==== SOURCE EXCERPT

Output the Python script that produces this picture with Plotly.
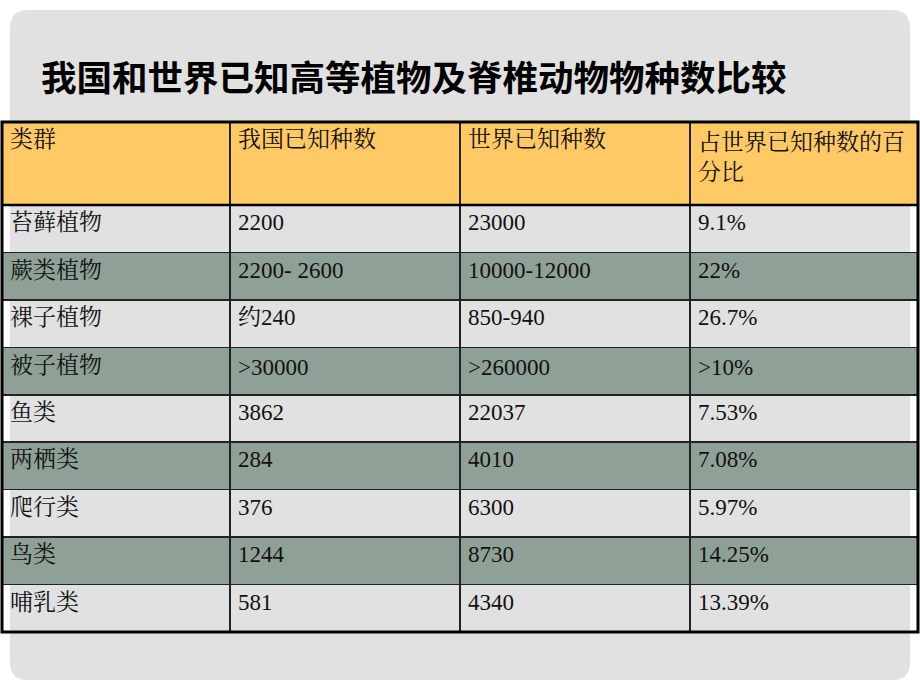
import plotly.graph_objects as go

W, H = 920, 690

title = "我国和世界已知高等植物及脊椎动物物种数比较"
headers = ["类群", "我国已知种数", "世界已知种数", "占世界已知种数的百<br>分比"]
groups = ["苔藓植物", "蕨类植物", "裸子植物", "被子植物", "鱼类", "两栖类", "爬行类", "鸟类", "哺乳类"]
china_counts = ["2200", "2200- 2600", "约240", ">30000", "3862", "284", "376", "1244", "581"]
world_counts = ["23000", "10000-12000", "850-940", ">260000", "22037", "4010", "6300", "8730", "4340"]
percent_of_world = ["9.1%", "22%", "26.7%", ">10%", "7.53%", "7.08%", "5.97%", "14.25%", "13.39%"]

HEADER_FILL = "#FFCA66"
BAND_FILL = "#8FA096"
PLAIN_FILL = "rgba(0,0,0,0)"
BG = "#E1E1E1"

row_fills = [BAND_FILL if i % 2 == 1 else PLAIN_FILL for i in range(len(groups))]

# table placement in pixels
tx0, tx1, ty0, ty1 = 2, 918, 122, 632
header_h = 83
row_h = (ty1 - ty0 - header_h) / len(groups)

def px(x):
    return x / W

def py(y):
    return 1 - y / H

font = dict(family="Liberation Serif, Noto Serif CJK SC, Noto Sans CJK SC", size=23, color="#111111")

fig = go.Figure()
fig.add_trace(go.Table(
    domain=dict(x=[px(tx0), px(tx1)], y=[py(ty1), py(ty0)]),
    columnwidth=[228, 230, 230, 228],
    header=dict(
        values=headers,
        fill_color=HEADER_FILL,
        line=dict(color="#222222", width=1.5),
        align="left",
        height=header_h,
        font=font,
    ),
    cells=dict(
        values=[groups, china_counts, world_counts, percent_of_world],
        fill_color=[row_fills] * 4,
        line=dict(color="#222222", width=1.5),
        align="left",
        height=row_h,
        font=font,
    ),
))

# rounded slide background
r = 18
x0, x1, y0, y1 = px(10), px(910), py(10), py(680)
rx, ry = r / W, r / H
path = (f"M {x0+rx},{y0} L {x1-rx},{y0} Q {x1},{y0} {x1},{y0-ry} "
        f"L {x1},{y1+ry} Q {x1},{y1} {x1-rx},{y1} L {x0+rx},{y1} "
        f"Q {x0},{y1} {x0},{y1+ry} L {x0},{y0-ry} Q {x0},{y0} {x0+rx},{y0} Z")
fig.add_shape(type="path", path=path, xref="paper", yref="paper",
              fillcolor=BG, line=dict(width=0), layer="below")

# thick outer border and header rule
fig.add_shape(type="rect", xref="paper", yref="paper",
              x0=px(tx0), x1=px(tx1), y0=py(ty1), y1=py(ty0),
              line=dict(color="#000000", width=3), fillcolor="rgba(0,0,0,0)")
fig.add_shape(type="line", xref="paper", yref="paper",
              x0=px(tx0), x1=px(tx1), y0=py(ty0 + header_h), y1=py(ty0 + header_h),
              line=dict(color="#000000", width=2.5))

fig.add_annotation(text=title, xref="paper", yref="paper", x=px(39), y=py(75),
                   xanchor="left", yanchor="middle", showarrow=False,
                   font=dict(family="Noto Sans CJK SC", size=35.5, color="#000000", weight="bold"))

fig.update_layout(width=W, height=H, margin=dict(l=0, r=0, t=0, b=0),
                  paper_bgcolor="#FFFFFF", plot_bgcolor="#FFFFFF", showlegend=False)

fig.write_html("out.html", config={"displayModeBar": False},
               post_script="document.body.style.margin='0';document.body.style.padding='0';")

========

◆ INSTRUCTIONS FOR THE TASK
Copy out all of the material exactly as written, without its pictures.

◆ SOLUTION BELOW
Output the Python script that produces this picture with Plotly.
import plotly.graph_objects as go

W, H = 920, 690

title = "我国和世界已知高等植物及脊椎动物物种数比较"
headers = ["类群", "我国已知种数", "世界已知种数", "占世界已知种数的百<br>分比"]
groups = ["苔藓植物", "蕨类植物", "裸子植物", "被子植物", "鱼类", "两栖类", "爬行类", "鸟类", "哺乳类"]
china_counts = ["2200", "2200- 2600", "约240", ">30000", "3862", "284", "376", "1244", "581"]
world_counts = ["23000", "10000-12000", "850-940", ">260000", "22037", "4010", "6300", "8730", "4340"]
percent_of_world = ["9.1%", "22%", "26.7%", ">10%", "7.53%", "7.08%", "5.97%", "14.25%", "13.39%"]

HEADER_FILL = "#FFCA66"
BAND_FILL = "#8FA096"
PLAIN_FILL = "rgba(0,0,0,0)"
BG = "#E1E1E1"

row_fills = [BAND_FILL if i % 2 == 1 else PLAIN_FILL for i in range(len(groups))]

# table placement in pixels
tx0, tx1, ty0, ty1 = 2, 918, 122, 632
header_h = 83
row_h = (ty1 - ty0 - header_h) / len(groups)

def px(x):
    return x / W

def py(y):
    return 1 - y / H

font = dict(family="Liberation Serif, Noto Serif CJK SC, Noto Sans CJK SC", size=23, color="#111111")

fig = go.Figure()
fig.add_trace(go.Table(
    domain=dict(x=[px(tx0), px(tx1)], y=[py(ty1), py(ty0)]),
    columnwidth=[228, 230, 230, 228],
    header=dict(
        values=headers,
        fill_color=HEADER_FILL,
        line=dict(color="#222222", width=1.5),
        align="left",
        height=header_h,
        font=font,
    ),
    cells=dict(
        values=[groups, china_counts, world_counts, percent_of_world],
        fill_color=[row_fills] * 4,
        line=dict(color="#222222", width=1.5),
        align="left",
        height=row_h,
        font=font,
    ),
))

# rounded slide background
r = 18
x0, x1, y0, y1 = px(10), px(910), py(10), py(680)
rx, ry = r / W, r / H
path = (f"M {x0+rx},{y0} L {x1-rx},{y0} Q {x1},{y0} {x1},{y0-ry} "
        f"L {x1},{y1+ry} Q {x1},{y1} {x1-rx},{y1} L {x0+rx},{y1} "
        f"Q {x0},{y1} {x0},{y1+ry} L {x0},{y0-ry} Q {x0},{y0} {x0+rx},{y0} Z")
fig.add_shape(type="path", path=path, xref="paper", yref="paper",
              fillcolor=BG, line=dict(width=0), layer="below")

# thick outer border and header rule
fig.add_shape(type="rect", xref="paper", yref="paper",
              x0=px(tx0), x1=px(tx1), y0=py(ty1), y1=py(ty0),
              line=dict(color="#000000", width=3), fillcolor="rgba(0,0,0,0)")
fig.add_shape(type="line", xref="paper", yref="paper",
              x0=px(tx0), x1=px(tx1), y0=py(ty0 + header_h), y1=py(ty0 + header_h),
              line=dict(color="#000000", width=2.5))

fig.add_annotation(text=title, xref="paper", yref="paper", x=px(39), y=py(75),
                   xanchor="left", yanchor="middle", showarrow=False,
                   font=dict(family="Noto Sans CJK SC", size=35.5, color="#000000", weight="bold"))

fig.update_layout(width=W, height=H, margin=dict(l=0, r=0, t=0, b=0),
                  paper_bgcolor="#FFFFFF", plot_bgcolor="#FFFFFF", showlegend=False)

fig.write_html("out.html", config={"displayModeBar": False},
               post_script="document.body.style.margin='0';document.body.style.padding='0';")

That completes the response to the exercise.